The association has also been subject to an audit by the Revenue Commissioners. That could see the FAI paying €2.7m for the underpayment of employment taxes and VAT. The sum would include penalties and interest. The figure relates to the years 2015 to 2018, but the FAI said the potential liabilities "have yet to be accepted by the revenue authorities".
The 2018 accounts confirm that Mr Delaney received a €90,000 payment in lieu of notice, while €372,000 was paid by the FAI into his pension fund. It said these payments are in "full and final settlement" of a potential €2.1m the former chief executive could have received.
They showed that the association posted an €8.8m loss last year. It also said that its 2017 loss was €2.8m. That compared to the near €2.8m surplus that the FAI’s previous set of accounts for 2017 stated it had generated.
The association’s 2018 accounts published today also show that it had net liabilities of a staggering €55m at the end of 2018 and has been haemorrhaging cash since the end of last year.
"The association is reliant upon continued financial support from UEFA and the association’s bankers," the accounts note.
The 2018 accounts note that at the end of last year, it had received a total of €8.5m in funding and grants from UEFA, up from €5m at the end of 2017.
"The association is in advanced discussions with its bankers in trying to agree long term funding that will enable the association to meet its liabilities as they fall due and provide financial stability to the balance sheet in the short and medium term."
The FAI had bank loans totalling €28.2m at the end of 2018 and noted that it has technically breached covenants attached to the loans. The breaching of bank covenants, or financial commitments that a borrower must adhere to for the lifetime of the loan, is a potentially very serious matter.

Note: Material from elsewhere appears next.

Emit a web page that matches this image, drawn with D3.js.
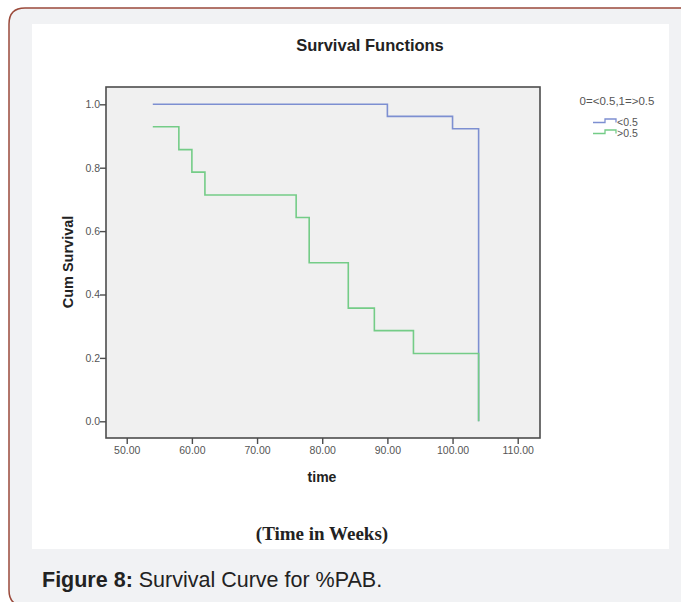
<!DOCTYPE html>
<html>
<head>
<meta charset="utf-8">
<script src="https://cdn.jsdelivr.net/npm/d3@7"></script>
<style>
  html, body { margin: 0; padding: 0; background: #fff; }
  svg { display: block; }
</style>
</head>
<body>
<svg id="chart" width="681" height="602"></svg>
<script>
// survival steps
const lowTimes = [54, 90, 100, 104];
const lowSurv = [1.0, 0.962, 0.923, 0.0];
const highTimes = [54, 58, 60, 62, 76, 78, 84, 88, 94, 104];
const highSurv = [0.929, 0.857, 0.786, 0.714, 0.643, 0.5, 0.357, 0.286, 0.214, 0.0];

const xTicks = [50, 60, 70, 80, 90, 100, 110];
const yTicks = [0, 0.2, 0.4, 0.6, 0.8, 1.0];
const groupLabels = ["<0.5", ">0.5"];
const groupColors = ["#7d8fd1", "#74cc87"];

const sans = "Liberation Sans, Arial, sans-serif";
const svg = d3.select("#chart");

// card + border
svg.append("rect").attr("x", 0).attr("y", 0).attr("width", 681).attr("height", 602).attr("fill", "#fff");
svg.append("path")
    .attr("d", "M 690 8 L 25 8 Q 9 8 9 24 L 9 590 Q 9 606 25 606 L 690 606 Z")
    .attr("fill", "#f1f2f4")
    .attr("stroke", "#9b4a3b")
    .attr("stroke-width", 1.5);
svg.append("rect").attr("x", 32).attr("y", 24).attr("width", 637).attr("height", 525).attr("fill", "#fff");

const plot = {left: 106, top: 87, right: 540, bottom: 438};

const x = d3.scaleLinear().domain([46.82, 113.42]).range([plot.left, plot.right]);
const y = d3.scaleLinear().domain([-0.0527, 1.0546]).range([plot.bottom, plot.top]);

svg.append("rect")
    .attr("x", plot.left).attr("y", plot.top)
    .attr("width", plot.right - plot.left).attr("height", plot.bottom - plot.top)
    .attr("fill", "#f0f0f0")
    .attr("stroke", "#4d4d4d")
    .attr("stroke-width", 1.6);

const xAxis = svg.append("g")
    .attr("transform", `translate(0,${plot.bottom})`)
    .call(d3.axisBottom(x).tickValues(xTicks).tickFormat(d3.format(".2f")).tickSize(6).tickSizeOuter(0));
const yAxis = svg.append("g")
    .attr("transform", `translate(${plot.left},0)`)
    .call(d3.axisLeft(y).tickValues(yTicks).tickFormat(d3.format(".1f")).tickSize(6).tickSizeOuter(0));

[xAxis, yAxis].forEach(a => {
    a.select(".domain").remove();
    a.selectAll(".tick line").attr("stroke", "#4d4d4d").attr("stroke-width", 1.4);
    a.selectAll(".tick text")
        .attr("fill", "#555")
        .style("font-family", sans)
        .style("font-size", "10.5px");
});
xAxis.selectAll(".tick text").attr("dy", "0.9em").attr("y", 7);
yAxis.selectAll(".tick text").attr("x", -6);

const line = d3.line()
    .x(d => x(d[0]))
    .y(d => y(d[1]))
    .curve(d3.curveStepAfter);

const series = [
    d3.zip(lowTimes, lowSurv),
    d3.zip(highTimes, highSurv)
];

series.forEach((s, i) => {
    svg.append("path")
        .datum(s)
        .attr("fill", "none")
        .attr("stroke", groupColors[i])
        .attr("stroke-width", 1.6)
        .attr("d", line);
});

// titles
svg.append("text")
    .attr("x", 370).attr("y", 51)
    .attr("text-anchor", "middle")
    .style("font-family", sans)
    .style("font-weight", "bold")
    .style("font-size", "16.5px")
    .attr("fill", "#222")
    .text("Survival Functions");

svg.append("text")
    .attr("x", 322).attr("y", 482)
    .attr("text-anchor", "middle")
    .style("font-family", sans)
    .style("font-weight", "bold")
    .style("font-size", "14px")
    .attr("fill", "#222")
    .text("time");

svg.append("text")
    .attr("transform", "translate(73,262) rotate(-90)")
    .attr("text-anchor", "middle")
    .style("font-family", sans)
    .style("font-weight", "bold")
    .style("font-size", "14.5px")
    .attr("fill", "#222")
    .text("Cum Survival");

svg.append("text")
    .attr("x", 322).attr("y", 540)
    .attr("text-anchor", "middle")
    .style("font-family", "Liberation Serif, Times New Roman, serif")
    .style("font-weight", "bold")
    .style("font-size", "19px")
    .attr("fill", "#222")
    .text("(Time in Weeks)");

// legend
svg.append("text")
    .attr("x", 617).attr("y", 105)
    .attr("text-anchor", "middle")
    .style("font-family", sans)
    .style("font-size", "11.5px")
    .attr("fill", "#555")
    .text("0=<0.5,1=>0.5");

groupLabels.forEach((lab, i) => {
    const ly = 122.5 + i * 11;
    svg.append("path")
        .attr("d", `M 593 ${ly} H 605 V ${ly - 3.5} H 616 V ${ly}`)
        .attr("fill", "none")
        .attr("stroke", groupColors[i])
        .attr("stroke-width", 1.3);
    svg.append("text")
        .attr("x", 617).attr("y", ly + 3)
        .style("font-family", sans)
        .style("font-size", "10.5px")
        .attr("fill", "#555")
        .text(lab);
});

// caption
const cap = svg.append("text")
    .attr("x", 42).attr("y", 587)
    .style("font-family", sans)
    .style("font-size", "21.5px")
    .attr("fill", "#222");
cap.append("tspan").style("font-weight", "bold").text("Figure 8:");
cap.append("tspan").text(" Survival Curve for %PAB.");
</script>
</body>
</html>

Such breaches can permit a lender to seek repayment on demand of a loan.
"Subsequent to the year end, the association received covenant waivers from its bankers in relation to technical covenant breaches relating to 2019," the FAI’s 2018 accounts state.
The latest set of accounts also note that "no bridging loans" were provided to the association in 2018, after Delaney gave a €100,000 bridging loan to the FAI in April 2017.
"On 11 December 2018, the former CEO and director, as part of a fundraising exercise by the FAI, personally provided a donation to the association of €50,000," the accounts note. "This was unconditional and did not provide any rights or obligations."
Amongst the revelations in recent months in relation to the crisis-hit FAI, was that the club paid €69,000 towards John Delaney’s 50th birthday bash in 2017 at the luxury Mount Juliet hotel and golf estate in Co Kilkenny. He reportedly repaid €50,000 soon afterwards.